20. In reply, learned counsel for the respondents supported the impugned order and contended that it does not call for any interference.
21. Having heard the learned counsel for the parties and on perusal of the record of the case, we find no merit in this appeal.
22. In our opinion, the question as to what is true interpretation of the relevant provisions of the Act and especially Section 3(3) and the other question regarding holding of the land and its intended use by the respondents stand already decided by this Court in the earlier round of litigation in its order dated 10.05.2007 in Paras 18 and 19 quoted above. The State cannot, therefore, be allowed to raise the same plea again in the second round of litigation after remand. This Court in paras 18 and 19 explained the object and purpose of Section 3(3) of the Act and then holding that such provision has to be construed liberally examined the facts of this very case and set aside the order of the High Court in the earlier round of litigation. The remand of the case to the High Court was to examine the issue in the light of interpretation made by this Court.

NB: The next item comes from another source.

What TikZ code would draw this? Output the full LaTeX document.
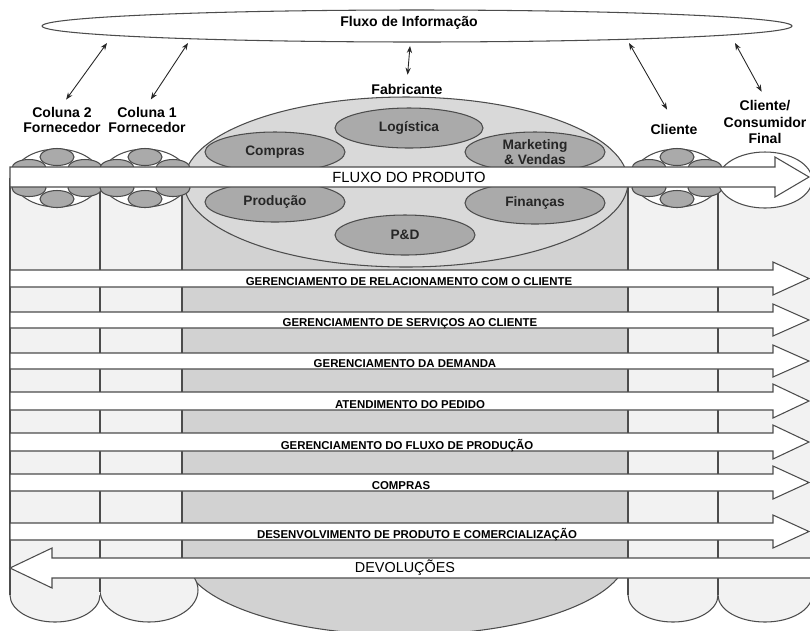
\documentclass[tikz,border=0pt]{standalone}
\usepackage{fontspec}
\setmainfont{Liberation Sans}
\usetikzlibrary{shapes.geometric,arrows.meta}

\tikzset{
  edge/.style={draw=black!70, line width=0.6pt},
  band/.style={edge, fill=white},
  cell/.style={fill=gray!10},
  dept/.style={ellipse, edge, fill=gray!67, minimum width=2.8cm, minimum height=0.8cm,
    inner sep=0pt, align=center, text=black!85, font=\bfseries\fontsize{7.8}{9}\selectfont},
  tag/.style={align=center, inner sep=1pt, font=\bfseries\fontsize{8}{8.5}\selectfont},
  proc/.style={anchor=base, inner sep=0pt, font=\bfseries\fontsize{6.5}{7}\selectfont},
  link/.style={{Stealth[length=4pt,width=3pt]}-{Stealth[length=4pt,width=3pt]}, line width=0.5pt, black!85},
}

\begin{document}
\begin{tikzpicture}[x=0.02cm, y=-0.02cm]
  \useasboundingbox (0,0) rectangle (810,630);
  \clip (0,0) rectangle (810,630);
  \fill[white] (0,0) rectangle (810,630);

  % Fabricante column
  \draw[edge, fill=gray!35] (405,555) ellipse [x radius=222, y radius=80];
  \fill[gray!35] (182,182) rectangle (628,560);
  \draw[edge, fill=gray!30] (406,182) ellipse [x radius=222, y radius=85];

  % Departments
  \node[dept, minimum width=2.96cm] (log) at (409,128) {Log\'istica};
  \node[dept] (comp) at (275,152) {Compras};
  \node[dept] (mkt) at (535,152) {Marketing\\\& Vendas};
  \node[dept] (prod) at (275,202) {Produ\c{c}\~ao};
  \node[dept, minimum height=0.84cm] (fina) at (535,203) {Finan\c{c}as};
  \node[dept] (pd) at (405,235) {P\&D};

  % Light columns with round bottoms
  \draw[edge, cell] (55,595) ellipse [x radius=45, y radius=27];
  \draw[edge, cell] (149,590) ellipse [x radius=49, y radius=32];
  \draw[edge, cell] (673,595) ellipse [x radius=45, y radius=27];
  \draw[edge, cell] (765,595) ellipse [x radius=47, y radius=27];
  \fill[cell] (10,178) rectangle (100,595);
  \fill[cell] (100,178) rectangle (182,590);
  \fill[cell] (628,178) rectangle (718,595);
  \fill[cell] (718,178) rectangle (820,595);
  \draw[edge] (10,178) -- (10,595);
  \draw[edge] (100,178) -- (100,592);
  \draw[edge] (182,187) -- (182,578);
  \draw[edge] (628,178) -- (628,595);
  \draw[edge] (718,178) -- (718,595);

  % Column tops
  \foreach \cx in {57,145,677} {
    \draw[edge, fill=white] (\cx,178) ellipse [x radius=44, y radius=29];
    \foreach \dx/\dy in {0/-21,0/21,-28/-10,28/-10,-28/10,28/10}
      \draw[edge, fill=gray!67] (\cx+\dx,178+\dy) ellipse [x radius=17, y radius=8.5];
  }
  \draw[edge, fill=white] (765,180) ellipse [x radius=47, y radius=28];

  % Product flow
  \draw[band] (10,167) -- (775,167) -- (775,157) -- (809,177) -- (775,197) -- (775,187) -- (10,187) -- cycle;
  \node[font=\fontsize{8.4}{9}\selectfont, inner sep=0pt] (flow) at (409,177) {FLUXO DO PRODUTO};

  % Processes
  \foreach \yt/\yb/\lx/\txt [count=\i] in {
      270/287/409/{GERENCIAMENTO DE RELACIONAMENTO COM O CLIENTE},
      312/328/410/{GERENCIAMENTO DE SERVIÇOS AO CLIENTE},
      353/369/405/{GERENCIAMENTO DA DEMANDA},
      392/410/410/{ATENDIMENTO DO PEDIDO},
      433/451/407/{GERENCIAMENTO DO FLUXO DE PRODUÇÃO},
      474/491/401/{COMPRAS},
      523/540/417/{DESENVOLVIMENTO DE PRODUTO E COMERCIALIZAÇÃO}} {
    \pgfmathsetmacro\ym{(\yt+\yb)/2}
    \draw[band] (10,\yt) -- (773,\yt) -- (773,\yt-8) -- (809,\ym) -- (773,\yb+8) -- (773,\yb) -- (10,\yb) -- cycle;
    \node[proc] (p\i) at (\lx,\yb-1.5) {\txt};
  }

  % Returns
  \draw[band] (830,558) -- (52,558) -- (52,548) -- (10,568) -- (52,588) -- (52,578) -- (830,578) -- cycle;
  \node[font=\fontsize{8.2}{9}\selectfont, inner sep=0pt] (ret) at (405,568) {DEVOLUÇÕES};

  % Information flow
  \node[ellipse, edge, fill=white, minimum width=15cm, minimum height=0.64cm, inner sep=0pt] (info) at (417,26) {};
  \node[tag] (infot) at (409,23) {Fluxo de Informação};

  \node[tag] (col2) at (62,120) {Coluna 2\\Fornecedor};
  \node[tag] (col1) at (147,120) {Coluna 1\\Fornecedor};
  \node[tag] (fab) at (407,89) {Fabricante};
  \node[tag] (cli) at (674,129) {Cliente};
  \node[tag, font=\bfseries\fontsize{8}{9.6}\selectfont] (fin) at (765,122) {Cliente/\\Consumidor\\Final};

  \coordinate (a2) at (107,43);
  \coordinate (a1) at (188,43);
  \coordinate (af) at (410,46);
  \coordinate (ac) at (629,43);
  \coordinate (an) at (735,43);
  \draw[link, shorten >=4pt] (a2) -- (col2.north);
  \draw[link, shorten >=4pt] (a1) -- (col1.north);
  \draw[link, shorten >=4pt] (af) -- (fab.north);
  \draw[link, shorten >=8pt] (ac) -- (cli.north);
  \draw[link, shorten >=4pt] (an) -- (fin.north);
\end{tikzpicture}
\end{document}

23. That apart, in our view, the Tribunal has recorded seven findings of fact as set out above in para 10 while allowing the respondents’ application filed under Section 8 and the same were not interfered with by the High Court.
24. In our opinion, all the seven findings are otherwise found to be based on documentary evidence filed by the respondents and the same were properly appreciated by the Tribunal keeping in view the two requirements of subsection (3) of Section 3 of the Act, namely, that the title was derived by the respondents in relation to the land in question prior to the appointed day, i.e.,10.05.1971 and second, the land in question was found in actual use by the respondents for their personal cultivation even prior to the appointed day.
25. In the light of these two findings recorded by the Tribunal on facts and upheld by the High Court in the impugned order after remand, which were not found perverse or against any evidence or illegal in any way, we do not find any ground to interfere in the impugned order.
26. The appeal thus fails and is accordingly dismissed.